- [Information shown]:
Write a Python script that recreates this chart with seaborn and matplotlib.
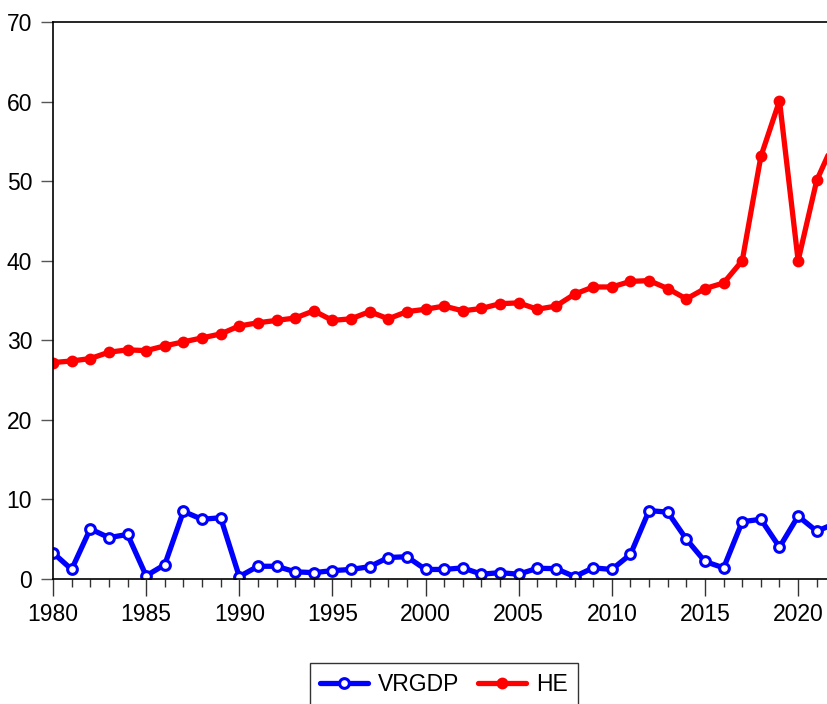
import matplotlib
matplotlib.use("Agg")
import matplotlib.pyplot as plt
from matplotlib.ticker import MultipleLocator
import numpy as np
import pandas as pd
import seaborn as sns

years = list(range(1980, 2023))

vrgdp = [3.3, 1.2, 6.3, 5.2, 5.6, 0.4, 1.8, 8.5, 7.5, 7.7,
         0.3, 1.6, 1.6, 0.9, 0.8, 1.05, 1.2, 1.55, 2.7, 2.8,
         1.2, 1.2, 1.4, 0.6, 0.8, 0.6, 1.35, 1.3, 0.3, 1.4,
         1.2, 3.1, 8.6, 8.4, 5.0, 2.2, 1.4, 7.2, 7.5, 4.0,
         7.9, 6.0, 7.0]

he = [27.2, 27.4, 27.7, 28.5, 28.8, 28.7, 29.3, 29.8, 30.3, 30.8,
      31.8, 32.2, 32.5, 32.8, 33.7, 32.5, 32.7, 33.6, 32.7, 33.6,
      33.9, 34.3, 33.7, 34.0, 34.6, 34.7, 33.9, 34.3, 35.8, 36.7,
      36.7, 37.4, 37.5, 36.5, 35.2, 36.5, 37.2, 40.0, 53.1, 60.1,
      40.0, 50.1, 55.3]

y_ticks = [0, 10, 20, 30, 40, 50, 60, 70]
x_ticks = [1980, 1985, 1990, 1995, 2000, 2005, 2010, 2015, 2020]

df = pd.DataFrame({"year": years, "VRGDP": vrgdp, "HE": he})

sns.set_style("white")
plt.rcParams["font.family"] = ["Liberation Sans", "DejaVu Sans"]
plt.rcParams["text.color"] = "black"
plt.rcParams["xtick.color"] = "black"
plt.rcParams["ytick.color"] = "black"

W, H = 827, 704
fig = plt.figure(figsize=(W / 100, H / 100), dpi=100)
ax = fig.add_axes([53 / W, 125 / H, (W - 53) / W, 557 / H])

sns.lineplot(data=df, x="year", y="VRGDP", ax=ax, color="#0000ff",
             linewidth=3.8, marker="o", markersize=7,
             markerfacecolor="white", markeredgecolor="#0000ff",
             markeredgewidth=2.2, label="VRGDP", legend=False)
sns.lineplot(data=df, x="year", y="HE", ax=ax, color="#ff0000",
             linewidth=3.8, marker="o", markersize=8.5,
             markerfacecolor="#ff0000", markeredgecolor="#ff0000",
             markeredgewidth=0, label="HE", legend=False)

ax.set_xlim(1980, 2021.55)
ax.set_ylim(0, 70)
ax.set_xticks(x_ticks)
ax.set_xticklabels([str(t) for t in x_ticks])
ax.xaxis.set_minor_locator(MultipleLocator(1))
ax.set_yticks(y_ticks)
ax.set_yticklabels([str(t) for t in y_ticks])
ax.set_xlabel("")
ax.set_ylabel("")

ax.tick_params(axis="x", which="major", direction="out", length=12,
               width=1, color="#333333", labelsize=16.5, pad=5,
               bottom=True, labelcolor="black")
ax.tick_params(axis="x", which="minor", direction="out", length=6,
               width=1, color="#333333", bottom=True)
ax.tick_params(axis="y", which="major", direction="out", length=9,
               width=1, color="#555555", labelsize=16.5, pad=6, left=True,
               labelcolor="black")

for side in ("left", "bottom", "top"):
    ax.spines[side].set_visible(True)
    ax.spines[side].set_color("black")
    ax.spines[side].set_linewidth(1.2)
ax.spines["right"].set_visible(False)
ax.grid(False)

handles, labels = ax.get_legend_handles_labels()
leg = fig.legend(handles, labels, loc="upper center",
                 bbox_to_anchor=(444 / W, (H - 663) / H), ncol=2,
                 fontsize=16.5, frameon=True, fancybox=False,
                 edgecolor="black", handlelength=2.1, numpoints=1,
                 columnspacing=0.8, handletextpad=0.45, borderpad=0.45,
                 borderaxespad=0)
leg.get_frame().set_linewidth(1.0)

fig.savefig("out.png", dpi=100)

- [Task goal]: Each line that has the word "matplotlib" counts once. How many such lines are in the data? Give the number alone.

- [Answer to this task]: 5